* [EXERCISE TASK]
In the entries below, count the lines holding "this". Reply with the number only.

━━━━━━━━━━━━━━━━

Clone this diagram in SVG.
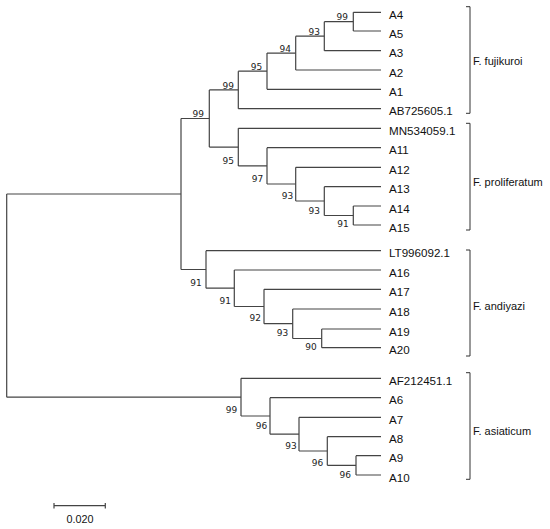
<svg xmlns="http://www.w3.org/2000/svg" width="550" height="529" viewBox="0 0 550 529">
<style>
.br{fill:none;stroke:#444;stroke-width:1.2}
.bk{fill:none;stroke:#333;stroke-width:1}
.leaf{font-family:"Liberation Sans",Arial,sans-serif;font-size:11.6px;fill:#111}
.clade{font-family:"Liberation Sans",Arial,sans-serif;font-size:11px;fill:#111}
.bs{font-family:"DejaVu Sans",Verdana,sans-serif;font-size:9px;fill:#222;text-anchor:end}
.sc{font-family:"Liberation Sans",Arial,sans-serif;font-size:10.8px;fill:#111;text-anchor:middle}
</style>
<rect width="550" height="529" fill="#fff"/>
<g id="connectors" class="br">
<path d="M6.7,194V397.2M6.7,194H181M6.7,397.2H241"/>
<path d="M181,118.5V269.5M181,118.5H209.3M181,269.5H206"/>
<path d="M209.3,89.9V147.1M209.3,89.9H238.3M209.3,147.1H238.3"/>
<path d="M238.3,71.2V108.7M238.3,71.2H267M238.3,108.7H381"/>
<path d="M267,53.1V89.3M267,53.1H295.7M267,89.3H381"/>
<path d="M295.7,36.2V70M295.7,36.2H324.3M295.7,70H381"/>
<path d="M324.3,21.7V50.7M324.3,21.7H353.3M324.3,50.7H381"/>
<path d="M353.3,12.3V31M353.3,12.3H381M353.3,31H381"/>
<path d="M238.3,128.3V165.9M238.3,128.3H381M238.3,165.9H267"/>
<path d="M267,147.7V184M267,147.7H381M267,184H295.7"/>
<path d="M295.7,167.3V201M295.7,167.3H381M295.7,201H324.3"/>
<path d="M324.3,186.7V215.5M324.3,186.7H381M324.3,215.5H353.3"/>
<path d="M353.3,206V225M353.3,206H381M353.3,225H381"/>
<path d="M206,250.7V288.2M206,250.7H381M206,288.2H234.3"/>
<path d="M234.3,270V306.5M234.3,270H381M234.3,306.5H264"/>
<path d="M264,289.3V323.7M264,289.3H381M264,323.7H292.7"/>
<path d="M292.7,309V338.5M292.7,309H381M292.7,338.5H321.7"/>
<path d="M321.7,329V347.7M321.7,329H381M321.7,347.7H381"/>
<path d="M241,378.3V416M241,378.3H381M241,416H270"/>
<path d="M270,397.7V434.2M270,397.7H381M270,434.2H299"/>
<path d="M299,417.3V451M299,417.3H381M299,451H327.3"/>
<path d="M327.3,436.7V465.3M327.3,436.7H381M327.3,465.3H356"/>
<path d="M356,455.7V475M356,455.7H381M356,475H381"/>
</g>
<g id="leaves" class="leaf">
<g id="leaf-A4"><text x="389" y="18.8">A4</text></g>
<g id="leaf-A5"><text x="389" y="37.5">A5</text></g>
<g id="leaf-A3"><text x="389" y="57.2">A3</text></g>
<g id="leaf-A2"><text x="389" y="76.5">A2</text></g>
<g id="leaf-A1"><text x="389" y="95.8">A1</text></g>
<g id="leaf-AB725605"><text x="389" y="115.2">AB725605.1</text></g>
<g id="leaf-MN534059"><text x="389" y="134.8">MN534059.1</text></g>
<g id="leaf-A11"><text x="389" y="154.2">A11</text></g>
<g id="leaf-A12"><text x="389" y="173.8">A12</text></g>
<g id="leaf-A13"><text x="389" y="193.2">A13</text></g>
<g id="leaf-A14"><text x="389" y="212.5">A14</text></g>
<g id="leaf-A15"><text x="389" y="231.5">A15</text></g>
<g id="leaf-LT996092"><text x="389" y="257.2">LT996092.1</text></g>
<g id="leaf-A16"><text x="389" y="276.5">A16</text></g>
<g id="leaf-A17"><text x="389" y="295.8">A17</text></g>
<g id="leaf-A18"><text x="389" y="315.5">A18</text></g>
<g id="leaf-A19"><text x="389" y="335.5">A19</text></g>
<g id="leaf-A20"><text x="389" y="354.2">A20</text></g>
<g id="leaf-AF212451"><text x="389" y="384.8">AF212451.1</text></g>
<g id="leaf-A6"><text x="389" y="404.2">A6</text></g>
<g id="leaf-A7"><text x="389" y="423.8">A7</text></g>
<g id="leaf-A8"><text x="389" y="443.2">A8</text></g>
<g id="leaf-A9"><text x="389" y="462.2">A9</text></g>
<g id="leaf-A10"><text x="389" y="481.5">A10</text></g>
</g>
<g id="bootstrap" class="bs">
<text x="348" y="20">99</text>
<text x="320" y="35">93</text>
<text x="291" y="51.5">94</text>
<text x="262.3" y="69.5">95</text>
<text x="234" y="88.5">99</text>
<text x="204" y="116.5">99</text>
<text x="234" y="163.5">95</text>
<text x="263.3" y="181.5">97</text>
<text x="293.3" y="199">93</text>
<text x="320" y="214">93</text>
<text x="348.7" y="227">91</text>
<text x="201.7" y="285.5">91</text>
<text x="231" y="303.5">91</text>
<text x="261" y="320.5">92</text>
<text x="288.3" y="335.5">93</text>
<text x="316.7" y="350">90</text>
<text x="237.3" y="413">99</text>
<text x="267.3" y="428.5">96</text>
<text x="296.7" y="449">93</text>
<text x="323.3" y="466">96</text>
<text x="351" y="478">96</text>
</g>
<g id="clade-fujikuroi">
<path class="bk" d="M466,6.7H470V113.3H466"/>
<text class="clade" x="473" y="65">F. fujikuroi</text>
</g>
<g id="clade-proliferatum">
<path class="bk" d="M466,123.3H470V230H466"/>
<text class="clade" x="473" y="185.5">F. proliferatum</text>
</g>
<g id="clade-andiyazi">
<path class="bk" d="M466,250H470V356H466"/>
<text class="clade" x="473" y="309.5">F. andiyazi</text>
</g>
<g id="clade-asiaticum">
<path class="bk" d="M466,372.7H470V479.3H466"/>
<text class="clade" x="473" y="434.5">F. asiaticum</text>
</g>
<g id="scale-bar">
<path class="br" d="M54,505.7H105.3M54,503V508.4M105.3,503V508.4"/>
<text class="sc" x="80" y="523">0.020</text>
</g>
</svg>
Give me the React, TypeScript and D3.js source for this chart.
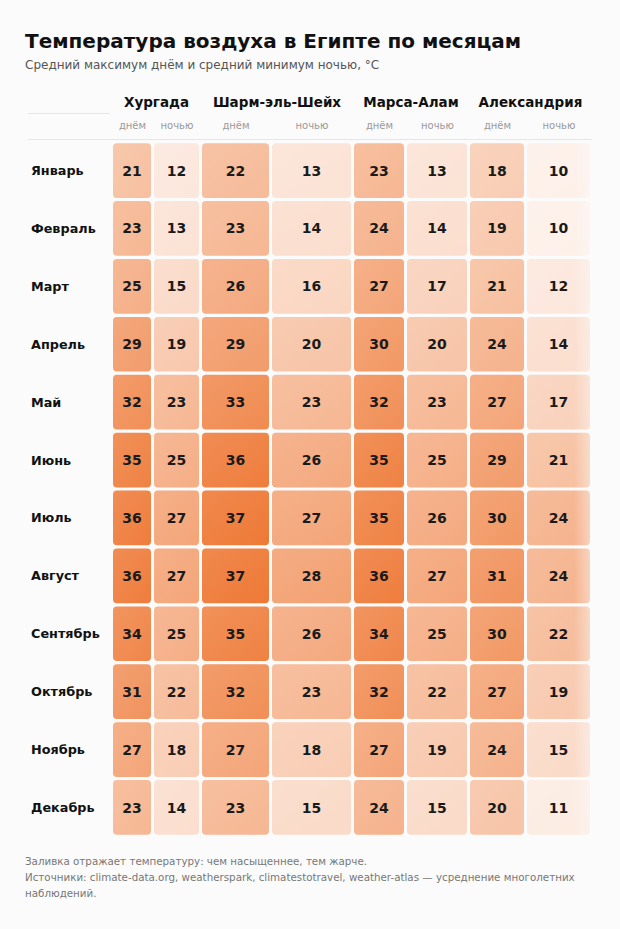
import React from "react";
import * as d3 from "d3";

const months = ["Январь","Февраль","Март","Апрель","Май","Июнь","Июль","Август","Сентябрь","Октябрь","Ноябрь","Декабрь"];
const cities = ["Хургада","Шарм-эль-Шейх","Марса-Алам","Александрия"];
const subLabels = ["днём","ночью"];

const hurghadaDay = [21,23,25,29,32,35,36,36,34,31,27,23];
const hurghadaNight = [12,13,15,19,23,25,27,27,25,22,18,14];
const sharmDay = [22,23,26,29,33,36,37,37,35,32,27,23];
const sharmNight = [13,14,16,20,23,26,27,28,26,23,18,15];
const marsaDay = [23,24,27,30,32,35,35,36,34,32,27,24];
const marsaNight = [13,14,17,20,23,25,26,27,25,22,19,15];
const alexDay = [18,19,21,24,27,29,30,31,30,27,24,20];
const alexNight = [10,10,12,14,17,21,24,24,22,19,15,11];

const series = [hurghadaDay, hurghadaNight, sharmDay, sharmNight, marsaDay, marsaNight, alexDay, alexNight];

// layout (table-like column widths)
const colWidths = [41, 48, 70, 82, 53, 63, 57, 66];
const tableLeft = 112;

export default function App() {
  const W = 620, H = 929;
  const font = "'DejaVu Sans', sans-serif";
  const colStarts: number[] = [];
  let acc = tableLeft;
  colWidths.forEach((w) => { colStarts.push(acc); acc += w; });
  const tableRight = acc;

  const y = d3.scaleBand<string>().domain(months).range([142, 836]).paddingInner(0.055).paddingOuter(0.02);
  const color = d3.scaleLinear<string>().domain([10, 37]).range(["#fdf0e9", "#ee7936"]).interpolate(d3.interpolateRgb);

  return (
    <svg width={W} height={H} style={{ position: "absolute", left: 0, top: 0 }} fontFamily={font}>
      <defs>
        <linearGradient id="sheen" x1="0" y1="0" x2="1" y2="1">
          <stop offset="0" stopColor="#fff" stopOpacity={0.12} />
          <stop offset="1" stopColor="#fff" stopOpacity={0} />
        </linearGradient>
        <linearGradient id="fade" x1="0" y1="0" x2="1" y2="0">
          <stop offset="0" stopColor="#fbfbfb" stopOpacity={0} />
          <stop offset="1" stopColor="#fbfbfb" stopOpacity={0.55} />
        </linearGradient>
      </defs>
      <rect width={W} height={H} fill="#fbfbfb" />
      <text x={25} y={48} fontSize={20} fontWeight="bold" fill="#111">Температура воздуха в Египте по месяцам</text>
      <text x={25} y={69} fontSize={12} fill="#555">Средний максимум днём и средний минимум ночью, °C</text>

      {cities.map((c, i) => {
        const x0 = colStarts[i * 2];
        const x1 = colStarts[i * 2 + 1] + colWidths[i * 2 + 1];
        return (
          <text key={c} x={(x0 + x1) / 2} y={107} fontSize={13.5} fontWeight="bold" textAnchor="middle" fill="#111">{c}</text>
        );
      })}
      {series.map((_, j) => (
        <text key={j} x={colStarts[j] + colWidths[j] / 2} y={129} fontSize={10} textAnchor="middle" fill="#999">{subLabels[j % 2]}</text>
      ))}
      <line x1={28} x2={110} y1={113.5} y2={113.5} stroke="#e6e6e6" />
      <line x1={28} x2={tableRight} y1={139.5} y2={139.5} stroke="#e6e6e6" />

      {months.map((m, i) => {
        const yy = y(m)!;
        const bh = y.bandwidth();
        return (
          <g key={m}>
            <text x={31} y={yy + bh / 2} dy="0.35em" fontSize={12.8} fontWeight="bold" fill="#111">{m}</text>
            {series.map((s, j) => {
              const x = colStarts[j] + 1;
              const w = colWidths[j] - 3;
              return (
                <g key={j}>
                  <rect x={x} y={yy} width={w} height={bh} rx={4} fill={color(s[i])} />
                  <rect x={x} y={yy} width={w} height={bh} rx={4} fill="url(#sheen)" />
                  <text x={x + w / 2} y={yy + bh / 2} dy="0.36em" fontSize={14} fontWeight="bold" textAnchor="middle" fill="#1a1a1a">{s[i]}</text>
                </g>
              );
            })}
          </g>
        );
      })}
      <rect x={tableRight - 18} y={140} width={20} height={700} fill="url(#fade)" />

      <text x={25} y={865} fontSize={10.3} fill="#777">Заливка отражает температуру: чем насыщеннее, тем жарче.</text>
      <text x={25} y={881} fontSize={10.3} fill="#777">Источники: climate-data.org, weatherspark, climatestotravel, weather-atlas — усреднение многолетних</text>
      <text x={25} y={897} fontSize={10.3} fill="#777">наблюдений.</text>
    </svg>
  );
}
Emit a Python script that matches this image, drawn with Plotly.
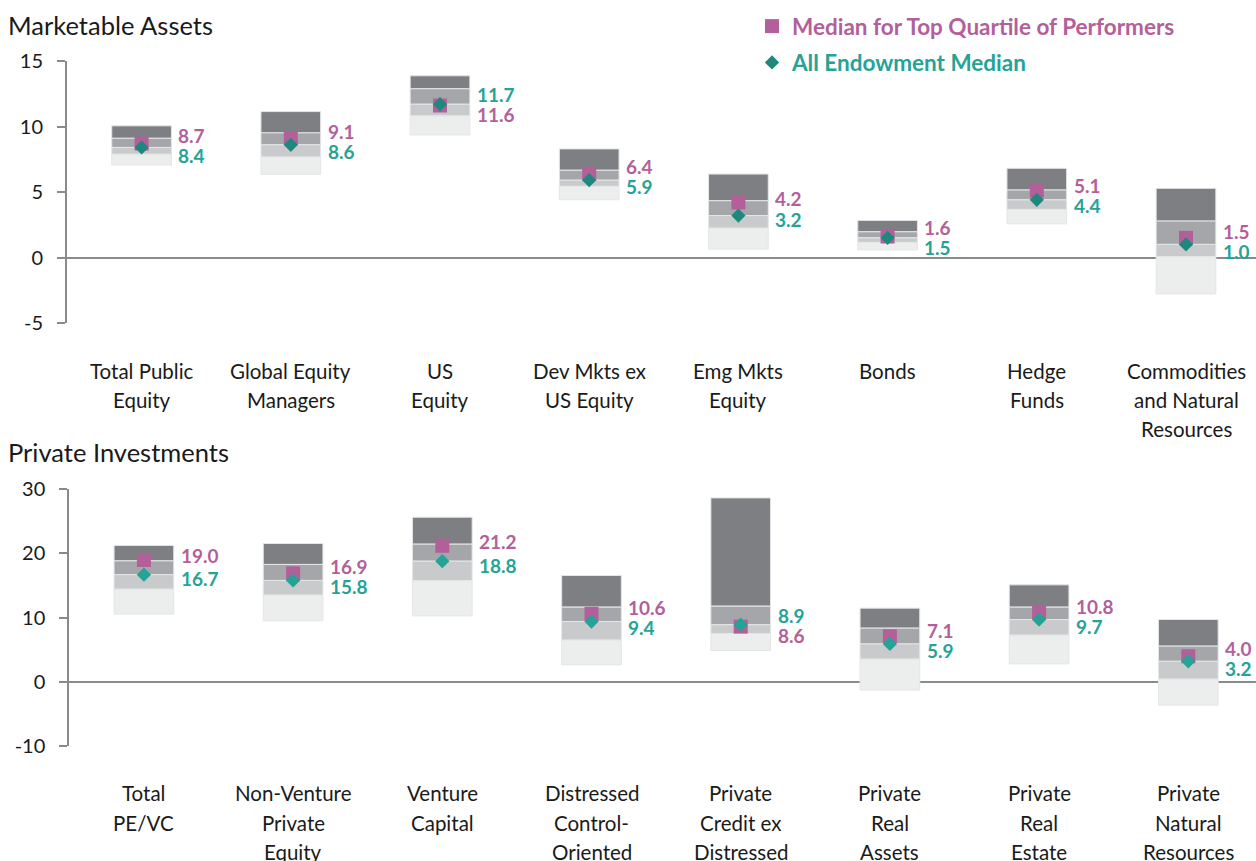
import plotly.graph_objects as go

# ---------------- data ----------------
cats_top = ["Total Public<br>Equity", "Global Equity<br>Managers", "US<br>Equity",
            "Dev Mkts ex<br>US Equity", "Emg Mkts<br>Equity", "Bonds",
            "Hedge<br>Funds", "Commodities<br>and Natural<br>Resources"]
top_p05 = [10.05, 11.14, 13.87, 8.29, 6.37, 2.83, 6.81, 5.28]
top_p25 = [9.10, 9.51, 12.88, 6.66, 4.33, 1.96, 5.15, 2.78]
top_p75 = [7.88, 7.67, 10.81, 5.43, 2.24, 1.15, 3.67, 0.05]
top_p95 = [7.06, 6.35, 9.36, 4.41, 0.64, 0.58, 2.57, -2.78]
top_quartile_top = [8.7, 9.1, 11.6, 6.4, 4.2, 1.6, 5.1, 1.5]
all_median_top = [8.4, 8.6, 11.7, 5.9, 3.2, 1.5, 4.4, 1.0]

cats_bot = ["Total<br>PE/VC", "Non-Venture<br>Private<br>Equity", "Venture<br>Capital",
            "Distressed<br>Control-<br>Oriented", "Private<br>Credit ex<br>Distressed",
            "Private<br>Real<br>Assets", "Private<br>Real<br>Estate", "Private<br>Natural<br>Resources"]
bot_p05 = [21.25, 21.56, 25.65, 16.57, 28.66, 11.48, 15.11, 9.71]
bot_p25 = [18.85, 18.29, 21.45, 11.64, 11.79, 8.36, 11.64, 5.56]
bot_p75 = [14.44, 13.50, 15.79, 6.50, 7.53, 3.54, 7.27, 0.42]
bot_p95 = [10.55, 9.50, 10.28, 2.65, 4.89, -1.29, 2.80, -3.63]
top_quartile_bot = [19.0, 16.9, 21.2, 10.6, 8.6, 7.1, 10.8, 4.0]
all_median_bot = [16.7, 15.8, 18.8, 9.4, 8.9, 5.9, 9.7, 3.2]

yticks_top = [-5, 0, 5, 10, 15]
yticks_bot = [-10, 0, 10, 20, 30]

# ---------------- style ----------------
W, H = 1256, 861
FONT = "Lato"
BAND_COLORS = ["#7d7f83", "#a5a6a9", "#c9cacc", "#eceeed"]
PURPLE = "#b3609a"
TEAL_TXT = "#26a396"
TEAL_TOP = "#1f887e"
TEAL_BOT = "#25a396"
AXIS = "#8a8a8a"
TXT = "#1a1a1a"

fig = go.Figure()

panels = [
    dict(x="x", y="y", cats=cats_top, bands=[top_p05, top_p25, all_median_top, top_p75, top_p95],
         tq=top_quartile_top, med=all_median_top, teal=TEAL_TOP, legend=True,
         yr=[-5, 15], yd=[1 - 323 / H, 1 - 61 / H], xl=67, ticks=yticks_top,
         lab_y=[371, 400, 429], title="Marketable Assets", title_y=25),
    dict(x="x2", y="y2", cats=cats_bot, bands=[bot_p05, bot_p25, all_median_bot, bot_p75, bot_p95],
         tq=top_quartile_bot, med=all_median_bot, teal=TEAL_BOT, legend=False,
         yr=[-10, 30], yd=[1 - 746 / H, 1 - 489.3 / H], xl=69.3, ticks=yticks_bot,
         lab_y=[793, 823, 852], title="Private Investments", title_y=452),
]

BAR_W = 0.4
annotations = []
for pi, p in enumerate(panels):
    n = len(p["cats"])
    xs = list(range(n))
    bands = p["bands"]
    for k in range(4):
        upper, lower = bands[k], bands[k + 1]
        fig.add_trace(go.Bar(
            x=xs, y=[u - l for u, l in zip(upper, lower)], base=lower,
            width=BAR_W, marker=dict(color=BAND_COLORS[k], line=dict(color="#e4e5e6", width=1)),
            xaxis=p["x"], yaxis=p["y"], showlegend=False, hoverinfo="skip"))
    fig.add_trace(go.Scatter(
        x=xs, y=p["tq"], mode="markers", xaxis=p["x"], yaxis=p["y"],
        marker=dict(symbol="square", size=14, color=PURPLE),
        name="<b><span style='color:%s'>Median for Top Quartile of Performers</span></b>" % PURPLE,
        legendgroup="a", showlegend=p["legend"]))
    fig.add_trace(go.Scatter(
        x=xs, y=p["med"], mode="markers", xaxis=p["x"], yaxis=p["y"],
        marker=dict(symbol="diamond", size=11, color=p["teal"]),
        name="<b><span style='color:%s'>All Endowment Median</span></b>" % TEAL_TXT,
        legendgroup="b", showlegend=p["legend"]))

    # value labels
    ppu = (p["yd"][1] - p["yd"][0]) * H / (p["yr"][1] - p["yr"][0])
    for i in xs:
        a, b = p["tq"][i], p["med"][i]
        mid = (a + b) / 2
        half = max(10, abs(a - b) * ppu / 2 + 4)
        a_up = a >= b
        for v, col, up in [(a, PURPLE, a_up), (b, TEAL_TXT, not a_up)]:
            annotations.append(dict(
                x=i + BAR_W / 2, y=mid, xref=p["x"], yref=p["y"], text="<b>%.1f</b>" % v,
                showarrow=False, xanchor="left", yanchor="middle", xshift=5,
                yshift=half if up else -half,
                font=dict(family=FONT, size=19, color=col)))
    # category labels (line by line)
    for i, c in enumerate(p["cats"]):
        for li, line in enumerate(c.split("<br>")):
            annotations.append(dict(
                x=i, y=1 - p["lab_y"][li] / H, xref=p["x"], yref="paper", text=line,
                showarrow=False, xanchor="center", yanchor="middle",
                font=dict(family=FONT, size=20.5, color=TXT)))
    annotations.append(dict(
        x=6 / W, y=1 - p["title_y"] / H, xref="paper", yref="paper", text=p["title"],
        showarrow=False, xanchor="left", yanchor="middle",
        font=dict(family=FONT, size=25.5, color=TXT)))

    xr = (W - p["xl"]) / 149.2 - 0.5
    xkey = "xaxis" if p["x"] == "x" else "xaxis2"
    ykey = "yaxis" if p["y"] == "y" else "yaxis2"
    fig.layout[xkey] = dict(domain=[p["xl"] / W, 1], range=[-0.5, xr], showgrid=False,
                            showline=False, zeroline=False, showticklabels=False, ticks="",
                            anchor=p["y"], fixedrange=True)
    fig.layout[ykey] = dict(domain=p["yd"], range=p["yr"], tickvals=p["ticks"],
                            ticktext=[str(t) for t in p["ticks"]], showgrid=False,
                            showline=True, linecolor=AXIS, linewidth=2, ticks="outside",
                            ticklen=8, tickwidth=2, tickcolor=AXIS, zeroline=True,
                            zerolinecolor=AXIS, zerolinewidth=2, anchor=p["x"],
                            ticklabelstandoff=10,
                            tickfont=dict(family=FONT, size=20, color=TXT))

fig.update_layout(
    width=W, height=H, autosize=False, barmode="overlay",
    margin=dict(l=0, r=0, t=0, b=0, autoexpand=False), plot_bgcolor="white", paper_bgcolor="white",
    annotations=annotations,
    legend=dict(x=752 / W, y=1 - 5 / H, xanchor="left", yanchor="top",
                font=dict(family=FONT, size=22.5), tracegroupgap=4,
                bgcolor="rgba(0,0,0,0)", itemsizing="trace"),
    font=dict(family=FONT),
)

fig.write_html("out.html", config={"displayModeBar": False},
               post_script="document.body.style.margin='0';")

━━━━━━━━━━━━━━━━

* [ANSWER TO THE EXERCISE]
3